We recommend putting the unique_cache_hierarchy.py
in src/python/gem5/components/cachehierarchies/classic/
.
From then you need to add the following line to src/python/SConscript
:
PySource('gem5.components.cachehierarchies.classic',
'gem5/components/cachehierarchies/classic/unique_cache_hierarchy.py')
Then, when you recompile the gem5 binary, the UniqueCacheHierarchy
class will be included.
To use it in your own scripts you need only include it:
from gem5.components.cachehierarchies.classic.unique_cache_hierarchy import UniqueCacheHierarchy
...
cache_hierarchy = UniqueCacheHierarchy()
...
gem5 Code contribution and review
If you believe your addition to the gem5 stdlib would be beneficial to the gem5 community, you may submit it as a patch. Please follow our Contributing Guidelines if you have not contributed to gem5 before or need a reminder on our procedures.
In addition to our normal contribution guidelines, we strongly advise you do the following to your stdlib contribution:
- Add Documentation: Classes and methods should be documented using reStructured text. Please look over other source code in the stdlib to see how this is typically done.
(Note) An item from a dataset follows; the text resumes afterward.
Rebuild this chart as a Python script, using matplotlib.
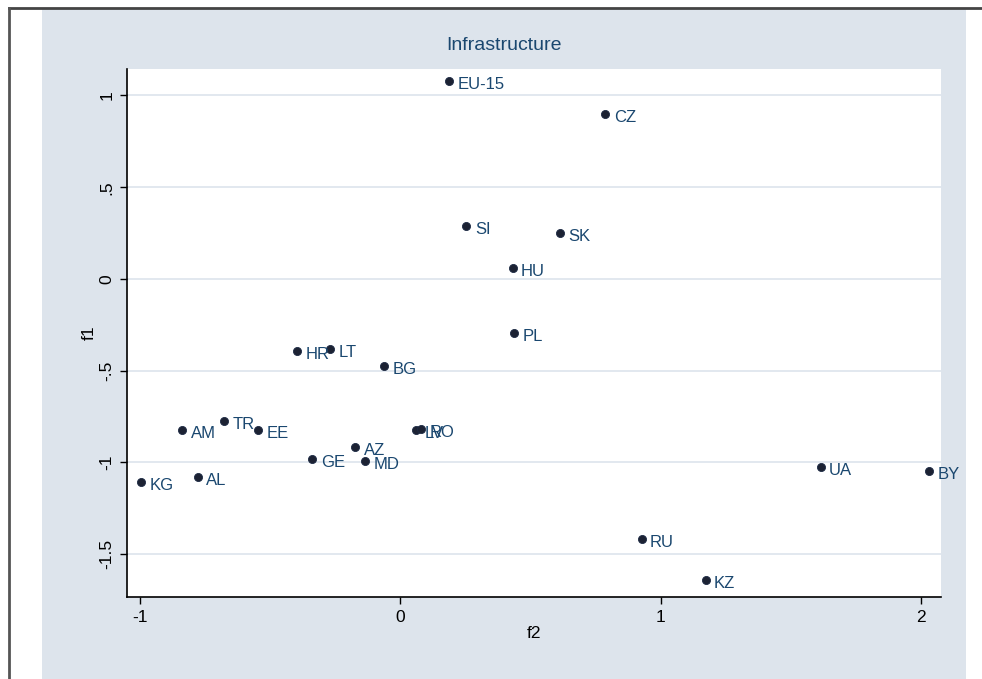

- Use Python Typing: Utilize the Python typing module to specify parameter and method return types.
- Use relative imports: Within the gem5 stdlib, relative imports should be used to reference other modules/package in the stdlib (i.e., that contained in
src/python/gem5
). - Format using black: Please format your Python code with Python black, with 79 max line widths:
black --line-length=79 <file/directory>
. Note: Python black does not always enforce line lengths. For example, it will not reduce string lengths. You may have to manually reduce the length of some lines.
Code will be reviewed via our Gerrit code review system like all other contributions. We would, however, emphasize that we will not accept patches to the library for simply being functional and tested; we require some persuasion that the contribution improves the library and benefits the community. For example, niche components may not be incorporated if they are seen to be low utility while increasing the library’s maintenance overhead.